Le conoscenze raggiunte nel campo della genetica forense hanno determinato la necessità di introdurre norme specifiche all’interno del codice di procedura penale, al fine di disciplinare le modalità di prelievo dei campioni su soggetti viventi, anche nel caso in cui si renda necessaria la coazione fisica, preservando sempre l’integrità e la dignità della persona in modo da bilanciare le esigenze di indagine con i diritti fondamentali riconosciuti dalla Costituzione.
L’articolo 2 della Costituzione sancisce che la Repubblica riconosce e garantisce i diritti inviolabili dell’uomo. Il comma 2 dell’articolo 32 della Costituzione tutela la salute come fondamentale diritto dell’individuo e interesse della collettività, per cui nessuno può essere obbligato a un determinato trattamento sanitario se non per disposizione di legge e, nel contempo, nemmeno la legge può violare i limiti imposti dal rispetto della persona umana. Inoltre, l’articolo 13 della Costituzione vieta qualsiasi forma di detenzione, di ispezione o perquisizione personale, né qualsiasi altra restrizione della libertà personale, se non per atto motivato dell’autorità giudiziaria e nei soli casi e modi previsti dalla legge.
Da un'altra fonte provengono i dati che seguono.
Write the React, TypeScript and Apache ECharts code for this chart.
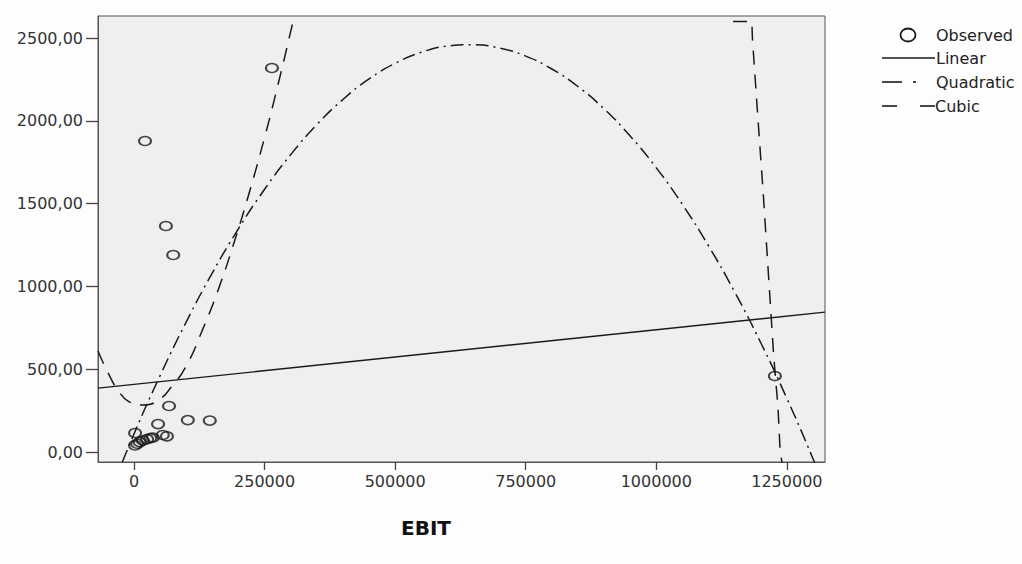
import React, { useEffect, useRef } from "react";
import * as echarts from "echarts";

const xTicks = [0, 250000, 500000, 750000, 1000000, 1250000];
const yTicks = [0, 500, 1000, 1500, 2000, 2500];

const observed: number[][] = [
  [2000, 115], [2000, 40], [6000, 50], [11000, 60], [17000, 70], [25000, 78],
  [31000, 84], [36000, 88], [46000, 169], [55000, 103], [63000, 95],
  [67000, 278], [103000, 193], [145000, 190], [21000, 1878], [61000, 1365],
  [75000, 1190], [264000, 2319], [1227000, 459],
];

const linearFit: number[][] = [[-69000, 386], [1323000, 845]];

const quadraticFit: number[][] = [
  [-40000, -200], [0, 110], [50000, 462], [100000, 786], [150000, 1082],
  [200000, 1349], [250000, 1587], [300000, 1796], [350000, 1977], [400000, 2129],
  [450000, 2253], [500000, 2347], [550000, 2414], [600000, 2451], [650000, 2459],
  [700000, 2439], [750000, 2391], [800000, 2313], [850000, 2207], [900000, 2072],
  [950000, 1908], [1000000, 1716], [1050000, 1495], [1100000, 1245],
  [1150000, 967], [1200000, 660], [1250000, 324], [1300000, -40], [1340000, -350],
];

const cubicFitLeft: number[][] = [
  [-69000, 610], [-50000, 480], [-30000, 370], [-10000, 305], [17000, 284],
  [45000, 310], [72000, 395], [100000, 520], [130000, 730], [160000, 970],
  [190000, 1250], [220000, 1560], [250000, 1900], [275000, 2210],
  [300000, 2540], [325000, 2880],
];

const cubicFitRight: number[][] = [
  [1147000, 2600], [1183000, 2600], [1184000, 2500], [1192000, 2130],
  [1205000, 1550], [1217000, 960], [1225000, 570], [1233000, 270],
  [1237000, 10], [1245000, -150],
];

const FONT = "DejaVu Sans";
const INK = "#1a1a1a";

export default function App() {
  const ref = useRef<HTMLDivElement>(null);
  useEffect(() => {
    const chart = echarts.init(ref.current!, null, { renderer: "svg" });
    const lineBase = { type: "line", showSymbol: false, symbol: "none", silent: true };
    chart.setOption({
      animation: false,
      backgroundColor: "#fdfdfd",
      grid: {
        left: 98, right: 197, top: 16, bottom: 102,
        show: true, backgroundColor: "#efefef", borderColor: "#555", borderWidth: 1,
      },
      xAxis: {
        type: "value", min: -69000, max: 1323000,
        splitLine: { show: false },
        axisLine: { show: true, onZero: false, lineStyle: { color: "#555" } },
        axisTick: { show: true, length: 8, customValues: xTicks, lineStyle: { color: "#444", width: 1.3 } },
        axisLabel: {
          customValues: xTicks, formatter: (v: number) => String(v),
          fontFamily: FONT, fontSize: 16, color: "#333", margin: 11,
        },
      },
      yAxis: {
        type: "value", min: -60, max: 2633,
        splitLine: { show: false },
        axisLine: { show: true, onZero: false, lineStyle: { color: "#555" } },
        axisTick: { show: true, length: 12, customValues: yTicks, lineStyle: { color: "#444", width: 1.3 } },
        axisLabel: {
          customValues: yTicks, formatter: (v: number) => v.toFixed(2).replace(".", ","),
          fontFamily: FONT, fontSize: 16, color: "#333", margin: 15,
        },
      },
      graphic: [
        { type: "text", left: 401, top: 518, style: { text: "EBIT", font: `bold 20px '${FONT}'`, fill: "#111" } },
        { type: "ellipse", shape: { cx: 908, cy: 35, rx: 7.5, ry: 6.5 }, style: { fill: "none", stroke: INK, lineWidth: 1.8 } },
        { type: "text", x: 936, y: 35, style: { text: "Observed", font: `16px '${FONT}'`, fill: "#222", verticalAlign: "middle" } },
        { type: "line", shape: { x1: 882, y1: 58, x2: 935, y2: 58 }, style: { stroke: INK, lineWidth: 1.4 } },
        { type: "text", x: 936, y: 58, style: { text: "Linear", font: `16px '${FONT}'`, fill: "#222", verticalAlign: "middle" } },
        { type: "line", shape: { x1: 882, y1: 82, x2: 902, y2: 82 }, style: { stroke: INK, lineWidth: 1.6 } },
        { type: "line", shape: { x1: 913, y1: 82, x2: 916, y2: 82 }, style: { stroke: INK, lineWidth: 1.6 } },
        { type: "text", x: 936, y: 82, style: { text: "Quadratic", font: `16px '${FONT}'`, fill: "#222", verticalAlign: "middle" } },
        { type: "line", shape: { x1: 882, y1: 106, x2: 897, y2: 106 }, style: { stroke: INK, lineWidth: 1.6 } },
        { type: "line", shape: { x1: 920, y1: 106, x2: 935, y2: 106 }, style: { stroke: INK, lineWidth: 1.6 } },
        { type: "text", x: 935, y: 106, style: { text: "Cubic", font: `16px '${FONT}'`, fill: "#222", verticalAlign: "middle" } },
      ],
      series: [
        { ...lineBase, name: "Linear", data: linearFit, lineStyle: { color: INK, width: 1.4 } },
        { ...lineBase, name: "Quadratic", data: quadraticFit, smooth: true, lineStyle: { color: INK, width: 1.5, type: [13, 5, 2, 5] } },
        { ...lineBase, name: "Cubic", data: cubicFitLeft, smooth: true, lineStyle: { color: INK, width: 1.5, type: [14, 10] } },
        { ...lineBase, name: "Cubic", data: cubicFitRight, lineStyle: { color: INK, width: 1.5, type: [14, 10] } },
        {
          type: "scatter", name: "Observed", data: observed, symbol: "circle", symbolSize: [12, 9], z: 5,
          itemStyle: { color: "rgba(255,255,255,0)", borderColor: INK, borderWidth: 1.8 },
        },
      ],
    });
    return () => chart.dispose();
  }, []);
  return <div ref={ref} style={{ position: "fixed", left: 0, top: 0, width: 1022, height: 564 }} />;
}
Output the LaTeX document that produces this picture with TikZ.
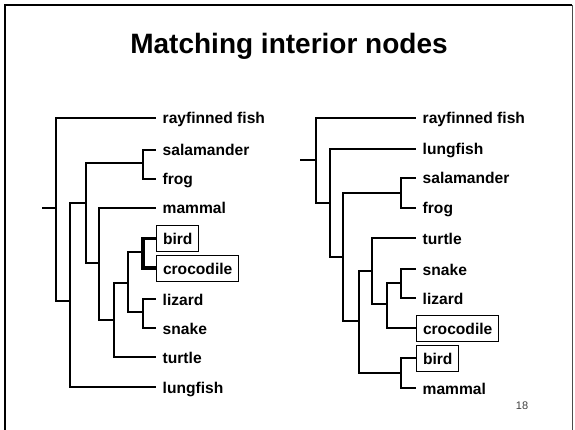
\documentclass[tikz,border=0pt]{standalone}
\usepackage{fontspec}
\setmainfont{Liberation Sans}
\begin{document}
\begin{tikzpicture}[x=1pt,y=-1pt,
  branch/.style={line width=1.3pt,line join=miter},
  hot/.style={line width=3.4pt,line join=miter},
  leaf/.style={anchor=west,inner xsep=6.5pt,inner ysep=6pt,text height=13pt,text depth=1pt,font=\fontsize{15.6}{18}\selectfont\bfseries},
  boxed/.style={leaf,draw,line width=1pt},
  frame/.style={line width=2pt}]
\useasboundingbox (0,0) rectangle (575,430);
% frame
\draw[frame] (5,432) -- (5,5) -- (572,5);
\draw[line width=1pt,black!70] (572,5) -- (572,432);
% title
\node[anchor=base,font=\fontsize{28}{33}\selectfont\bfseries] (title) at (289,54) {Matching interior nodes};
% page number
\node[font=\fontsize{11}{13}\selectfont,text=black!75] (pg) at (522,406) {18};

% ---------- left tree ----------
\node[leaf] (Lray) at (156,118) {rayfinned fish};
\node[leaf] (Lsal) at (156,150) {salamander};
\node[leaf] (Lfrog) at (156,179) {frog};
\node[leaf] (Lmam) at (156,208) {mammal};
\node[boxed] (Lbird) at (156,238.5) {bird};
\node[boxed] (Lcroc) at (156,268) {crocodile};
\node[leaf] (Lliz) at (156,299) {lizard};
\node[leaf] (Lsnk) at (156,328) {snake};
\node[leaf] (Ltur) at (156,357) {turtle};
\node[leaf] (Llung) at (156,387) {lungfish};

\coordinate (Lstub) at (42,208);
\coordinate (Lroot) at (56,208);
\coordinate (LA) at (70,301);
\coordinate (LB) at (86,203);
\coordinate (LSF) at (143,163);
\coordinate (LC) at (99,263);
\coordinate (LD) at (114,320);
\coordinate (LE) at (128,283);
\coordinate (LF) at (143,252);
\coordinate (LG) at (143,312);

\draw[branch] (Lstub) -- (Lroot);
\draw[branch] (Lroot) |- (Lray.west);
\draw[branch] (Lroot) |- (LA);
\draw[branch] (LA) |- (LB);
\draw[branch] (LA) |- (Llung.west);
\draw[branch] (LB) |- (LSF);
\draw[branch] (LSF) |- (Lsal.west);
\draw[branch] (LSF) |- (Lfrog.west);
\draw[branch] (LB) |- (LC);
\draw[branch] (LC) |- (Lmam.west);
\draw[branch] (LC) |- (LD);
\draw[branch] (LD) |- (LE);
\draw[branch] (LD) |- (Ltur.west);
\draw[branch] (LE) |- (LF);
\draw[branch] (LE) |- (LG);
\draw[hot] (LF) |- (Lbird.west);
\draw[hot] (LF) |- (Lcroc.west);
\draw[branch] (LG) |- (Lliz.west);
\draw[branch] (LG) |- (Lsnk.west);

% ---------- right tree ----------
\node[leaf] (Rray) at (416,118) {rayfinned fish};
\node[leaf] (Rlung) at (416,149) {lungfish};
\node[leaf] (Rsal) at (416,178) {salamander};
\node[leaf] (Rfrog) at (416,208) {frog};
\node[leaf] (Rtur) at (416,238) {turtle};
\node[leaf] (Rsnk) at (416,269) {snake};
\node[leaf] (Rliz) at (416,298) {lizard};
\node[boxed] (Rcroc) at (416,328) {crocodile};
\node[boxed] (Rbird) at (416,358) {bird};
\node[leaf] (Rmam) at (416,388) {mammal};

\coordinate (Rstub) at (300,160);
\coordinate (Rroot) at (316,160);
\coordinate (RA) at (330,203);
\coordinate (RB) at (343,257);
\coordinate (RSF) at (401,193);
\coordinate (RC) at (359,321);
\coordinate (RD) at (372,271);
\coordinate (RE) at (387,304);
\coordinate (RSL) at (401,283);
\coordinate (RBM) at (401,373);

\draw[branch] (Rstub) -- (Rroot);
\draw[branch] (Rroot) |- (Rray.west);
\draw[branch] (Rroot) |- (RA);
\draw[branch] (RA) |- (Rlung.west);
\draw[branch] (RA) |- (RB);
\draw[branch] (RB) |- (RSF);
\draw[branch] (RSF) |- (Rsal.west);
\draw[branch] (RSF) |- (Rfrog.west);
\draw[branch] (RB) |- (RC);
\draw[branch] (RC) |- (RD);
\draw[branch] (RC) |- (RBM);
\draw[branch] (RD) |- (Rtur.west);
\draw[branch] (RD) |- (RE);
\draw[branch] (RE) |- (RSL);
\draw[branch] (RE) |- (Rcroc.west);
\draw[branch] (RSL) |- (Rsnk.west);
\draw[branch] (RSL) |- (Rliz.west);
\draw[branch] (RBM) |- (Rbird.west);
\draw[branch] (RBM) |- (Rmam.west);
\end{tikzpicture}
\end{document}
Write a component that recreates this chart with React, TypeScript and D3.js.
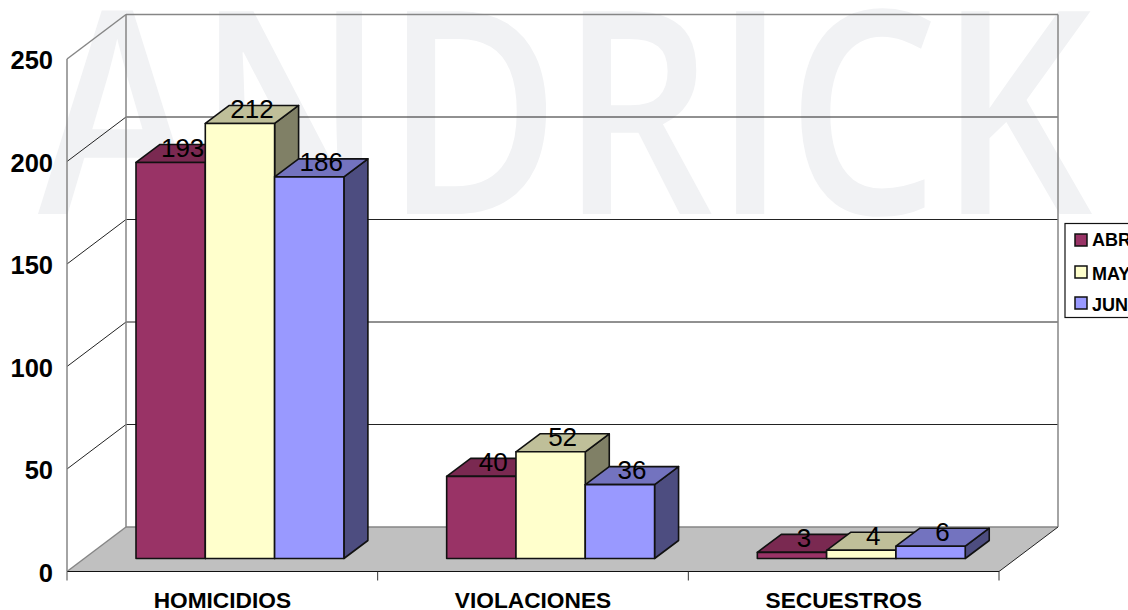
import React from "react";
import * as d3 from "d3";

const categories = ["HOMICIDIOS", "VIOLACIONES", "SECUESTROS"];
const seriesNames = ["ABR", "MAY", "JUN"];
const abr = [193, 40, 3];
const may = [212, 52, 4];
const jun = [186, 36, 6];
const seriesValues = [abr, may, jun];
const yTicks = [0, 50, 100, 150, 200, 250];
const fronts = ["#993366", "#ffffcc", "#9999ff"];
const tops = ["#7a2951", "#bfbf99", "#7373bf"];
const sides = ["#5c1f3d", "#808066", "#4d4d80"];

const W = 1128, H = 610;
const FONT = "'Liberation Sans', Arial, sans-serif";

export default function App() {
  const yFront = d3.scaleLinear().domain([0, 250]).range([571.5, 59]);
  const yBar = d3.scaleLinear().domain([0, 250]).range([558.5, 45.5]);
  const xCat = d3.scaleBand<string>().domain(categories).range([67, 999]);
  const step = xCat.bandwidth();
  const depthX = 59, depthY = -44.5;
  const barW = 69.3;
  const bdx = 24, bdy = -18;
  const pad = 69;
  const gray = "#868686";
  const x0 = 67, x1 = 999;
  const poly = (p: number[][]) => p.map((c) => c.join(",")).join(" ");

  return (
    <svg width={W} height={H} style={{ position: "absolute", left: 0, top: 0, background: "#fff" }} fontFamily={FONT}>
      <text x={38} y={214} fontFamily="'Open Sans', sans-serif" fontWeight={600} fontSize={284} fill="#f1f2f4" textLength={1054} lengthAdjust="spacingAndGlyphs">ANDRICK</text>

      {/* floor */}
      <polygon
        points={poly([[x0, yFront(0)], [x1, yFront(0)], [x1 + depthX, yFront(0) + depthY], [x0 + depthX, yFront(0) + depthY]])}
        fill="#c0c0c0"
      />
      {/* gridlines */}
      {yTicks.filter((t) => t > 0 && t < 250).map((t) => (
        <g key={t} stroke="#222" strokeWidth={1} fill="none">
          <line x1={x0} y1={yFront(t)} x2={x0 + depthX} y2={yFront(t) + depthY} />
          <line x1={x0 + depthX} y1={yFront(t) + depthY} x2={x1 + depthX} y2={yFront(t) + depthY} />
        </g>
      ))}
      {/* walls */}
      <g stroke={gray} strokeWidth={1.5} fill="none">
        <line x1={x0} y1={yFront(250)} x2={x0} y2={yFront(0)} />
        <line x1={x0} y1={yFront(250)} x2={x0 + depthX} y2={yFront(250) + depthY} />
        <line x1={x0 + depthX} y1={yFront(250) + depthY} x2={x1 + depthX} y2={yFront(250) + depthY} />
        <line x1={x0 + depthX} y1={yFront(250) + depthY} x2={x0 + depthX} y2={yFront(0) + depthY} />
        <line x1={x1 + depthX} y1={yFront(250) + depthY} x2={x1 + depthX} y2={yFront(0) + depthY} />
        <line x1={x0 + depthX} y1={yFront(0) + depthY} x2={x1 + depthX} y2={yFront(0) + depthY} />
        <line x1={x0} y1={yFront(0)} x2={x0 + depthX} y2={yFront(0) + depthY} />
      </g>
      <line x1={x1} y1={yFront(0)} x2={x1 + depthX} y2={yFront(0) + depthY} stroke="#222" strokeWidth={1} />
      {/* x axis */}
      <line x1={x0} y1={yFront(0)} x2={x1} y2={yFront(0)} stroke="#111" strokeWidth={1} />
      <line x1={x0} y1={yFront(0)} x2={x0} y2={yFront(0) + 9} stroke={gray} strokeWidth={1.5} />
      {categories.map((c) => (
        <line key={c} x1={(xCat(c) as number) + step} y1={yFront(0)} x2={(xCat(c) as number) + step} y2={yFront(0) + 9} stroke="#333" strokeWidth={1} />
      ))}

      {/* bars */}
      {categories.map((c, ci) =>
        seriesValues.map((vals, si) => {
          const l = (xCat(c) as number) + pad + si * barW;
          const r = l + barW;
          const top = yBar(vals[ci]);
          const base = yBar(0);
          return (
            <g key={c + si} stroke="#111" strokeWidth={1.6} strokeLinejoin="round">
              <polygon points={poly([[r, base], [r + bdx, base + bdy], [r + bdx, top + bdy], [r, top]])} fill={sides[si]} />
              <polygon points={poly([[l, top], [l + bdx, top + bdy], [r + bdx, top + bdy], [r, top]])} fill={tops[si]} />
              <rect x={l} y={top} width={barW} height={base - top} fill={fronts[si]} />
            </g>
          );
        })
      )}

      {/* data labels */}
      {categories.map((c, ci) =>
        seriesValues.map((vals, si) => (
          <text
            key={c + si}
            x={(xCat(c) as number) + pad + si * barW + barW / 2 + 12}
            y={yBar(vals[ci]) - 5.5}
            fontSize={26}
            textAnchor="middle"
            fill="#000"
          >
            {vals[ci]}
          </text>
        ))
      )}

      {/* y axis labels */}
      {yTicks.map((t) => (
        <text key={t} x={53} y={yFront(t) + 10} fontSize={25.5} fontWeight="bold" textAnchor="end" fill="#000">{t}</text>
      ))}
      {/* x labels */}
      {categories.map((c) => (
        <text key={c} x={(xCat(c) as number) + step / 2} y={608} fontSize={22.7} fontWeight="bold" textAnchor="middle" fill="#000">{c}</text>
      ))}

      {/* legend */}
      <rect x={1065} y={223.5} width={90} height={94} fill="#fff" stroke="#111" strokeWidth={1.2} />
      {seriesNames.map((s, i) => {
        const cy = [240, 272, 303][i];
        const by = [246, 280, 311][i];
        return (
          <g key={s}>
            <rect x={1075} y={cy - 6} width={12} height={12} fill={fronts[i]} stroke="#111" strokeWidth={1.5} />
            <text x={1092} y={by} fontSize={18} fontWeight="bold" fill="#000">{s}</text>
          </g>
        );
      })}
    </svg>
  );
}
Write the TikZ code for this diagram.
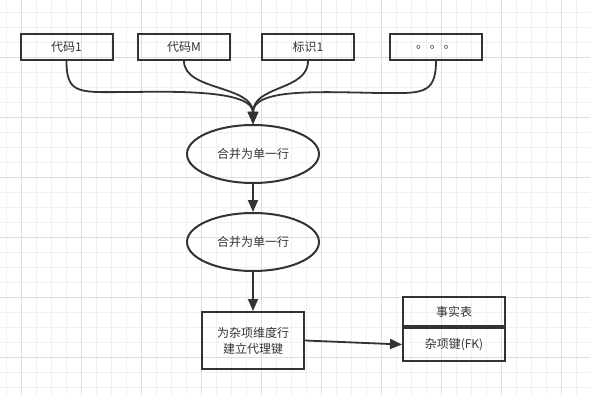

Ed è così che il tema dei prelievi coattivi si era quindi posto all’attenzione dei giudici costituzionali, tanto in relazione alla possibile invasività prelievi stessi, sia per quanto riguarda la privazione della libertà personale necessaria per l’esecuzione delle operazioni peritali.
Con l’ordinanza 301 del 2001, la Corte Costituzionale, in via incidentale ha comunque affermato che è inutilizzabile l’esame tossicologico effettuato su ordine della polizia giudiziaria, senza il previo consenso dell’interessato per il prelievo ematico. Questo sotto il profilo che, essendo prevista una prova specifica per l’accertamento dello stato di ebbrezza, diversa dal prelievo ematico, e essendo questa pratica invasiva, non pare ammissibile in assenza di una esplicita previsione di legge (riserva assoluta).